▸ Task statement: Give back exactly the lines from the beginning of the listing below to the line holding "const xTickVals = [-100, -50, 0, 50];", both ends included; the pictures stay out.

▸ Data block:
※

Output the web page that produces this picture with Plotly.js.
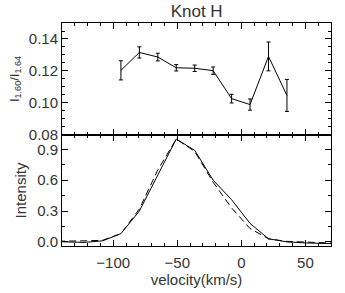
<!DOCTYPE html>
<html><head><meta charset="utf-8">
<script src="https://cdn.plot.ly/plotly-3.0.1.min.js"></script>
<style>body{margin:0;padding:0;background:#fff}#c{width:345px;height:293px}</style>
</head><body><div id="c"></div>
<script>
// Top panel: line ratio vs velocity
const ratioVel = [-94, -79.6, -65.2, -50.8, -36.4, -22, -7.6, 6.8, 21.2, 35.6];
const ratio    = [0.1204, 0.1316, 0.1287, 0.1220, 0.1217, 0.1202, 0.1027, 0.0990, 0.1291, 0.1047];
const ratioErr = [0.0060, 0.0035, 0.0024, 0.0020, 0.0020, 0.0023, 0.0027, 0.0035, 0.0090, 0.0100];
// Bottom panel: line profiles
const profVel   = [-151.6, -137.2, -122.8, -108.4, -94, -79.6, -65.2, -50.8, -36.4, -22, -7.6, 6.8, 21.2, 35.6, 50, 64.4, 78.8];
const profSolid = [0.005, 0.0, -0.005, 0.01, 0.08, 0.30, 0.65, 1.0, 0.89, 0.60, 0.41, 0.18, 0.03, 0.0, -0.01, -0.015, -0.02];
const profDash  = [0.005, 0.005, 0.01, 0.015, 0.08, 0.32, 0.70, 1.0, 0.88, 0.58, 0.33, 0.13, 0.03, 0.005, 0.0, -0.01, -0.015];
const xTickVals = [-100, -50, 0, 50];

const fnt = {family: 'Liberation Sans, Arial, sans-serif', size: 15, color: '#333'};
const axBase = {
  showline: true, linecolor: '#000', linewidth: 1, mirror: 'allticks',
  ticks: 'inside', ticklen: 6, tickcolor: '#000', tickwidth: 1,
  showgrid: false, zeroline: false, tickfont: fnt
};
const traces = [
  {x: ratioVel, y: ratio, xaxis: 'x2', yaxis: 'y2', type: 'scatter', mode: 'lines',
   line: {color: '#000', width: 1},
   error_y: {type: 'data', array: ratioErr, visible: true, color: '#000', thickness: 1, width: 2}},
  {x: profVel, y: profSolid, xaxis: 'x', yaxis: 'y', type: 'scatter', mode: 'lines',
   line: {color: '#000', width: 1}},
  {x: profVel, y: profDash, xaxis: 'x', yaxis: 'y', type: 'scatter', mode: 'lines',
   line: {color: '#000', width: 1, dash: '7px,4px'}}
];
const layout = {
  width: 345, height: 293,
  margin: {l: 62, r: 14, t: 23, b: 47},
  paper_bgcolor: '#fff', plot_bgcolor: '#fff',
  showlegend: false,
  title: {text: 'Knot H', font: {family: fnt.family, size: 17, color: '#333'}, x: 0.57, xanchor: 'center', y: 0.962, yanchor: 'middle'},
  xaxis: Object.assign({}, axBase, {range: [-140, 70], tickvals: xTickVals, anchor: 'y', ticklabelstandoff: 3,
    minor: {dtick: 10, tick0: 0, ticks: 'inside', ticklen: 3, tickcolor: '#000'},
    title: {text: 'velocity(km/s)', font: fnt, standoff: 1}}),
  yaxis: Object.assign({}, axBase, {domain: [0, 0.498], range: [-0.04, 1.04], tickvals: [0, 0.3, 0.6, 0.9],
    ticktext: ['0.0', '0.3', '0.6', '0.9'], anchor: 'x',
    minor: {dtick: 0.15, tick0: 0, ticks: 'inside', ticklen: 3, tickcolor: '#000'},
    title: {text: 'Intensity', font: fnt, standoff: 6}}),
  xaxis2: Object.assign({}, axBase, {range: [-140, 70], tickvals: xTickVals, showticklabels: false, anchor: 'y2',
    minor: {dtick: 10, tick0: 0, ticks: 'inside', ticklen: 3, tickcolor: '#000'}}),
  yaxis2: Object.assign({}, axBase, {domain: [0.498, 1], range: [0.08, 0.15], tickvals: [0.08, 0.10, 0.12, 0.14],
    ticktext: ['0.08', '0.10', '0.12', '0.14'], anchor: 'x2',
    minor: {dtick: 0.005, tick0: 0.08, ticks: 'inside', ticklen: 3, tickcolor: '#000'},
    title: {text: 'I<sub>1.60</sub>/I<sub>1.64</sub>', font: {family: fnt.family, size: 13, color: '#333'}, standoff: 6}})
};
Plotly.newPlot('c', traces, layout, {displayModeBar: false, staticPlot: true});
</script></body></html>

※

▸ Task response:
Output the web page that produces this picture with Plotly.js.
<!DOCTYPE html>
<html><head><meta charset="utf-8">
<script src="https://cdn.plot.ly/plotly-3.0.1.min.js"></script>
<style>body{margin:0;padding:0;background:#fff}#c{width:345px;height:293px}</style>
</head><body><div id="c"></div>
<script>
// Top panel: line ratio vs velocity
const ratioVel = [-94, -79.6, -65.2, -50.8, -36.4, -22, -7.6, 6.8, 21.2, 35.6];
const ratio    = [0.1204, 0.1316, 0.1287, 0.1220, 0.1217, 0.1202, 0.1027, 0.0990, 0.1291, 0.1047];
const ratioErr = [0.0060, 0.0035, 0.0024, 0.0020, 0.0020, 0.0023, 0.0027, 0.0035, 0.0090, 0.0100];
// Bottom panel: line profiles
const profVel   = [-151.6, -137.2, -122.8, -108.4, -94, -79.6, -65.2, -50.8, -36.4, -22, -7.6, 6.8, 21.2, 35.6, 50, 64.4, 78.8];
const profSolid = [0.005, 0.0, -0.005, 0.01, 0.08, 0.30, 0.65, 1.0, 0.89, 0.60, 0.41, 0.18, 0.03, 0.0, -0.01, -0.015, -0.02];
const profDash  = [0.005, 0.005, 0.01, 0.015, 0.08, 0.32, 0.70, 1.0, 0.88, 0.58, 0.33, 0.13, 0.03, 0.005, 0.0, -0.01, -0.015];
const xTickVals = [-100, -50, 0, 50];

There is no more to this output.